Give back the full listing verbatim, apart from its images.
+++++
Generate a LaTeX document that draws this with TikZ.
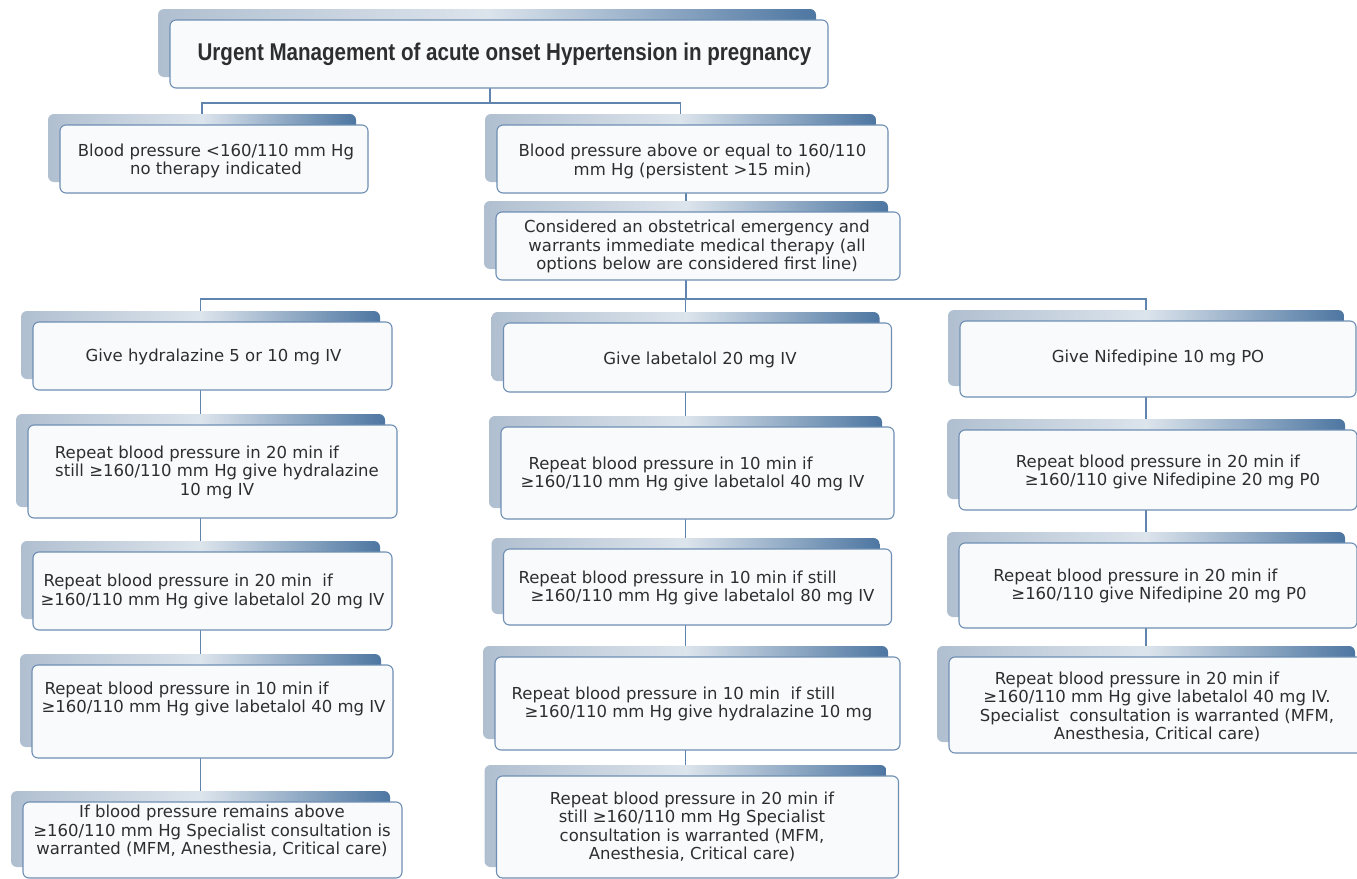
\documentclass[tikz,border=0pt]{standalone}
\usepackage{fontspec}
\setmainfont{DejaVu Sans}
\newfontfamily\titlefont[FakeStretch=0.85]{Liberation Sans}
\usetikzlibrary{calc}
\definecolor{linecol}{HTML}{5F84AD}
\definecolor{boxline}{HTML}{6E8FB3}
\definecolor{frontfill}{HTML}{F9FAFC}
\definecolor{tabL}{HTML}{B0BFD0}
\definecolor{tabM}{HTML}{DCE4EC}
\definecolor{tabR}{HTML}{4D76A1}
\definecolor{txtcol}{HTML}{2E2E2E}
\pgfdeclarelayer{background}
\pgfsetlayers{background,main}
\tikzset{
  front/.style={draw=boxline, line width=1.1pt, fill=frontfill, rounded corners=6pt, inner sep=0pt, outer sep=0pt},
  tab/.style={left color=tabL, right color=tabR, middle color=tabM, rounded corners=6pt},
  txt/.style={font=\fontsize{16.5}{18.5}\selectfont, text=txtcol, inner sep=0pt, align=center},
  ttl/.style={font=\titlefont\bfseries\fontsize{24.2}{28}\selectfont, text=txtcol, inner sep=0pt},
  link/.style={draw=linecol, line width=1.2pt},
}
\begin{document}
\begin{tikzpicture}[x=1pt,y=-1pt]
\useasboundingbox (0,0) rectangle (1357,878);
% front boxes
\node[front, minimum width=658, minimum height=68] (t) at (499,54) {};
\node[front, minimum width=308, minimum height=68] (a) at (214,159) {};
\node[front, minimum width=391, minimum height=68] (b) at (692.5,159) {};
\node[front, minimum width=404, minimum height=68] (c) at (698,246) {};
\node[front, minimum width=359, minimum height=68] (h1) at (212.5,356) {};
\node[front, minimum width=369, minimum height=93] (h2) at (212.5,471.5) {};
\node[front, minimum width=359, minimum height=78] (h3) at (212.5,591) {};
\node[front, minimum width=361, minimum height=93] (h4) at (212.5,711.5) {};
\node[front, minimum width=379, minimum height=76] (h5) at (212.5,840) {};
\node[front, minimum width=388, minimum height=69] (l1) at (697.5,357.5) {};
\node[front, minimum width=393, minimum height=92] (l2) at (697.5,473) {};
\node[front, minimum width=388, minimum height=76] (l3) at (697.5,587) {};
\node[front, minimum width=405, minimum height=93] (l4) at (697.5,703.5) {};
\node[front, minimum width=402, minimum height=102] (l5) at (697.5,827) {};
\node[front, minimum width=396, minimum height=76] (n1) at (1158,359) {};
\node[front, minimum width=398, minimum height=80] (n2) at (1158,470) {};
\node[front, minimum width=398, minimum height=85] (n3) at (1158,585.5) {};
\node[front, minimum width=418, minimum height=96] (n4) at (1158,705) {};
% texts
\node[ttl] (tt) at (504.5,54) {Urgent Management of acute onset Hypertension in pregnancy};
\node[txt] (at) at (216,161) {Blood pressure <160/110 mm Hg\\no therapy indicated};
\node[txt] (bt) at (692.5,161.5) {Blood pressure above or equal to 160/110\\mm Hg (persistent >15 min)};
\node[txt] (ct) at (697,246.5) {Considered an obstetrical emergency and\\warrants immediate medical therapy (all\\options below are considered first line)};
\node[txt] (h1t) at (213.5,357) {Give hydralazine 5 or 10 mg IV};
\node[txt] (h2t) at (217,472) {Repeat blood pressure in 20 min if\hspace*{40pt}\\still ≥160/110 mm Hg give hydralazine\\10 mg IV};
\node[txt, align=left] (h3t) at (212.5,591.5) {\hspace*{3pt}Repeat blood pressure in 20 min\ \ if\\≥160/110 mm Hg give labetalol 20 mg IV};
\node[txt, align=left] (h4t) at (213.5,699) {\hspace*{3pt}Repeat blood pressure in 10 min if\\≥160/110 mm Hg give labetalol 40 mg IV};
\node[txt] (h5t) at (212,831) {If blood pressure remains above\\≥160/110 mm Hg Specialist consultation is\\warranted (MFM, Anesthesia, Critical care)};
\node[txt] (l1t) at (700,360) {Give labetalol 20 mg IV};
\node[txt, align=left] (l2t) at (692.5,474) {\hspace*{8pt}Repeat blood pressure in 10 min if\\≥160/110 mm Hg give labetalol 40 mg IV};
\node[txt, align=left] (l3t) at (696.5,588) {Repeat blood pressure in 10 min if still\\\hspace*{12pt}≥160/110 mm Hg give labetalol 80 mg IV};
\node[txt, align=left] (l4t) at (692,704) {Repeat blood pressure in 10 min\ \ if still\\\hspace*{13pt}≥160/110 mm Hg give hydralazine 10 mg};
\node[txt] (l5t) at (692,827) {Repeat blood pressure in 20 min if\\still ≥160/110 mm Hg Specialist\\consultation is warranted (MFM,\\Anesthesia, Critical care)};
\node[txt] (n1t) at (1158,358) {Give Nifedipine 10 mg PO};
\node[txt, align=left] (n2t) at (1168,472) {Repeat blood pressure in 20 min if\\\hspace*{9pt}≥160/110 give Nifedipine 20 mg P0};
\node[txt, align=left] (n3t) at (1150,586) {Repeat blood pressure in 20 min if\\\hspace*{18pt}≥160/110 give Nifedipine 20 mg P0};
\node[txt] (n4t) at (1157,707) {Repeat blood pressure in 20 min if\hspace*{40pt}\\≥160/110 mm Hg give labetalol 40 mg IV.\\Specialist\ \ consultation is warranted (MFM,\\Anesthesia, Critical care)};
\begin{pgfonlayer}{background}
\fill[white] (0,0) rectangle (1357,878);
\coordinate (bus1) at (490,103);
\coordinate (bus2) at (686,299);
\draw[link] (t.south -| bus1) -- (bus1);
\draw[link] ([xshift=-12]a.north) |- (bus1) -| ([xshift=-12]b.north);
\draw[link] ([xshift=-12]c.north |- b.south) -- ([xshift=-12]c.north);
\draw[link] ([xshift=-12]c.south) -- (bus2);
\draw[link] ([xshift=-12]h1.north) |- (bus2) -| ([xshift=-12]n1.north);
\draw[link] ([xshift=-12]l1.north |- bus2) -- ([xshift=-12]l1.north);
\foreach \u/\v in {h1/h2,h2/h3,h3/h4,h4/h5,l1/l2,l2/l3,l3/l4,l4/l5,n1/n2,n2/n3,n3/n4}
  \draw[link] ([xshift=-12]\u.south) -- ([xshift=-12]\v.north);
\foreach \n in {t,a,b,c,h1,h2,h3,h4,h5,l1,l2,l3,l4,l5,n1,n2,n3,n4}
  \shade[tab] ([shift={(-12,-11)}]\n.south west) rectangle ([shift={(-12,-11)}]\n.north east);
\end{pgfonlayer}
\end{tikzpicture}
\end{document}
+++++
Output:
Generate a LaTeX document that draws this with TikZ.
\documentclass[tikz,border=0pt]{standalone}
\usepackage{fontspec}
\setmainfont{DejaVu Sans}
\newfontfamily\titlefont[FakeStretch=0.85]{Liberation Sans}
\usetikzlibrary{calc}
\definecolor{linecol}{HTML}{5F84AD}
\definecolor{boxline}{HTML}{6E8FB3}
\definecolor{frontfill}{HTML}{F9FAFC}
\definecolor{tabL}{HTML}{B0BFD0}
\definecolor{tabM}{HTML}{DCE4EC}
\definecolor{tabR}{HTML}{4D76A1}
\definecolor{txtcol}{HTML}{2E2E2E}
\pgfdeclarelayer{background}
\pgfsetlayers{background,main}
\tikzset{
  front/.style={draw=boxline, line width=1.1pt, fill=frontfill, rounded corners=6pt, inner sep=0pt, outer sep=0pt},
  tab/.style={left color=tabL, right color=tabR, middle color=tabM, rounded corners=6pt},
  txt/.style={font=\fontsize{16.5}{18.5}\selectfont, text=txtcol, inner sep=0pt, align=center},
  ttl/.style={font=\titlefont\bfseries\fontsize{24.2}{28}\selectfont, text=txtcol, inner sep=0pt},
  link/.style={draw=linecol, line width=1.2pt},
}
\begin{document}
\begin{tikzpicture}[x=1pt,y=-1pt]
\useasboundingbox (0,0) rectangle (1357,878);
% front boxes
\node[front, minimum width=658, minimum height=68] (t) at (499,54) {};
\node[front, minimum width=308, minimum height=68] (a) at (214,159) {};
\node[front, minimum width=391, minimum height=68] (b) at (692.5,159) {};
\node[front, minimum width=404, minimum height=68] (c) at (698,246) {};
\node[front, minimum width=359, minimum height=68] (h1) at (212.5,356) {};
\node[front, minimum width=369, minimum height=93] (h2) at (212.5,471.5) {};
\node[front, minimum width=359, minimum height=78] (h3) at (212.5,591) {};
\node[front, minimum width=361, minimum height=93] (h4) at (212.5,711.5) {};
\node[front, minimum width=379, minimum height=76] (h5) at (212.5,840) {};
\node[front, minimum width=388, minimum height=69] (l1) at (697.5,357.5) {};
\node[front, minimum width=393, minimum height=92] (l2) at (697.5,473) {};
\node[front, minimum width=388, minimum height=76] (l3) at (697.5,587) {};
\node[front, minimum width=405, minimum height=93] (l4) at (697.5,703.5) {};
\node[front, minimum width=402, minimum height=102] (l5) at (697.5,827) {};
\node[front, minimum width=396, minimum height=76] (n1) at (1158,359) {};
\node[front, minimum width=398, minimum height=80] (n2) at (1158,470) {};
\node[front, minimum width=398, minimum height=85] (n3) at (1158,585.5) {};
\node[front, minimum width=418, minimum height=96] (n4) at (1158,705) {};
% texts
\node[ttl] (tt) at (504.5,54) {Urgent Management of acute onset Hypertension in pregnancy};
\node[txt] (at) at (216,161) {Blood pressure <160/110 mm Hg\\no therapy indicated};
\node[txt] (bt) at (692.5,161.5) {Blood pressure above or equal to 160/110\\mm Hg (persistent >15 min)};
\node[txt] (ct) at (697,246.5) {Considered an obstetrical emergency and\\warrants immediate medical therapy (all\\options below are considered first line)};
\node[txt] (h1t) at (213.5,357) {Give hydralazine 5 or 10 mg IV};
\node[txt] (h2t) at (217,472) {Repeat blood pressure in 20 min if\hspace*{40pt}\\still ≥160/110 mm Hg give hydralazine\\10 mg IV};
\node[txt, align=left] (h3t) at (212.5,591.5) {\hspace*{3pt}Repeat blood pressure in 20 min\ \ if\\≥160/110 mm Hg give labetalol 20 mg IV};
\node[txt, align=left] (h4t) at (213.5,699) {\hspace*{3pt}Repeat blood pressure in 10 min if\\≥160/110 mm Hg give labetalol 40 mg IV};
\node[txt] (h5t) at (212,831) {If blood pressure remains above\\≥160/110 mm Hg Specialist consultation is\\warranted (MFM, Anesthesia, Critical care)};
\node[txt] (l1t) at (700,360) {Give labetalol 20 mg IV};
\node[txt, align=left] (l2t) at (692.5,474) {\hspace*{8pt}Repeat blood pressure in 10 min if\\≥160/110 mm Hg give labetalol 40 mg IV};
\node[txt, align=left] (l3t) at (696.5,588) {Repeat blood pressure in 10 min if still\\\hspace*{12pt}≥160/110 mm Hg give labetalol 80 mg IV};
\node[txt, align=left] (l4t) at (692,704) {Repeat blood pressure in 10 min\ \ if still\\\hspace*{13pt}≥160/110 mm Hg give hydralazine 10 mg};
\node[txt] (l5t) at (692,827) {Repeat blood pressure in 20 min if\\still ≥160/110 mm Hg Specialist\\consultation is warranted (MFM,\\Anesthesia, Critical care)};
\node[txt] (n1t) at (1158,358) {Give Nifedipine 10 mg PO};
\node[txt, align=left] (n2t) at (1168,472) {Repeat blood pressure in 20 min if\\\hspace*{9pt}≥160/110 give Nifedipine 20 mg P0};
\node[txt, align=left] (n3t) at (1150,586) {Repeat blood pressure in 20 min if\\\hspace*{18pt}≥160/110 give Nifedipine 20 mg P0};
\node[txt] (n4t) at (1157,707) {Repeat blood pressure in 20 min if\hspace*{40pt}\\≥160/110 mm Hg give labetalol 40 mg IV.\\Specialist\ \ consultation is warranted (MFM,\\Anesthesia, Critical care)};
\begin{pgfonlayer}{background}
\fill[white] (0,0) rectangle (1357,878);
\coordinate (bus1) at (490,103);
\coordinate (bus2) at (686,299);
\draw[link] (t.south -| bus1) -- (bus1);
\draw[link] ([xshift=-12]a.north) |- (bus1) -| ([xshift=-12]b.north);
\draw[link] ([xshift=-12]c.north |- b.south) -- ([xshift=-12]c.north);
\draw[link] ([xshift=-12]c.south) -- (bus2);
\draw[link] ([xshift=-12]h1.north) |- (bus2) -| ([xshift=-12]n1.north);
\draw[link] ([xshift=-12]l1.north |- bus2) -- ([xshift=-12]l1.north);
\foreach \u/\v in {h1/h2,h2/h3,h3/h4,h4/h5,l1/l2,l2/l3,l3/l4,l4/l5,n1/n2,n2/n3,n3/n4}
  \draw[link] ([xshift=-12]\u.south) -- ([xshift=-12]\v.north);
\foreach \n in {t,a,b,c,h1,h2,h3,h4,h5,l1,l2,l3,l4,l5,n1,n2,n3,n4}
  \shade[tab] ([shift={(-12,-11)}]\n.south west) rectangle ([shift={(-12,-11)}]\n.north east);
\end{pgfonlayer}
\end{tikzpicture}
\end{document}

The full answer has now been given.